Lenny Callas Says Her Life Is Now 'Hectic,' But Wouldn't Have It Any Other Way
Lenny Callas, a Hurricane Sandy volunteer, opened her home to a mother and her children after they were displaced by the storm. (Photo: CBS 2)

Lenny Callas, a Hurricane Sandy volunteer, opened her home to a mother and her children after they were displaced by the storm. (Photo: CBS 2)

Superstorm Sandy

FAR ROCKAWAY, N.Y. (CBSNewYork) — It has been a month since Superstorm Sandy and thousands of New Yorkers continue to make their living arrangements almost day-to-day.  Some are staying with family; others with friends.

But as CBS 2’s Lou Young reported Thursday, a few have moved in with people who started out as strangers.

It’s a tight fit in the Callas home these days: two families sharing the same space. People from Astoria made room for victims of the storm — a displaced mother and her two children.

“It’s really hectic. It’s four children, two women, one husband. It’s busy. It’s food. It’s transportation. It’s twice the work one family would be,” Lenny Callas said.
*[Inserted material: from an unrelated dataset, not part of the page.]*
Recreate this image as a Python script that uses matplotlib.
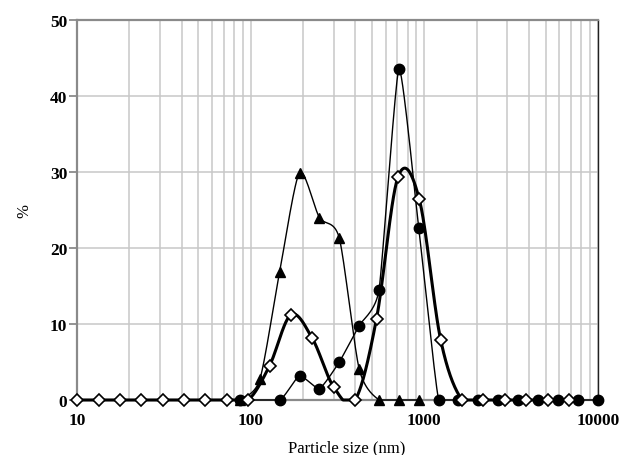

But it’s an imperative since Callas visited Kizzie Parker’s dark, damp, moldy apartment as a volunteer in the Far Rockaway flood zone. At first, Parker said she resisted the idea but gave in three days ago as it got colder and colder inside.

“I struggled all my life and worked hard to get the things I have. It’s hard,” Parker said.

This arrangement wasn’t anyone’s first choice. Callas has been working with four agencies trying to get the family help – the Federal Emergency Management Agency, NYC, Red Cross, and Catholic Charities, but it’s taking time, time the family doesn’t have.

“This is a single mother, she’s wonderful. Her children are amazing and she was living in the dark,” Callas said, adding when Young said it’s one thing to volunteer and another to open up your home, “Yes, but if you can you should. At least I do.”

“When I got here they made me feel so comfortable. They made me feel like we were family and that’s how I been feeling ever since I been here,” Parker added.

But it isn’t easy. Kizziah Rowe, Parker’s 14-year-old daughter, has had to change schools.

“I feel OK here. It’s nice. They’re nice to us,” Rowe said.

Parker said she doesn’t expect to stay in Astoria. She hopes to relocate somewhere in Queens, and is pretty sure she’s never going back to her real home.

Callas said she expects Parker and her children will be with her for several more weeks. She described her commitment, though, as “open-ended.”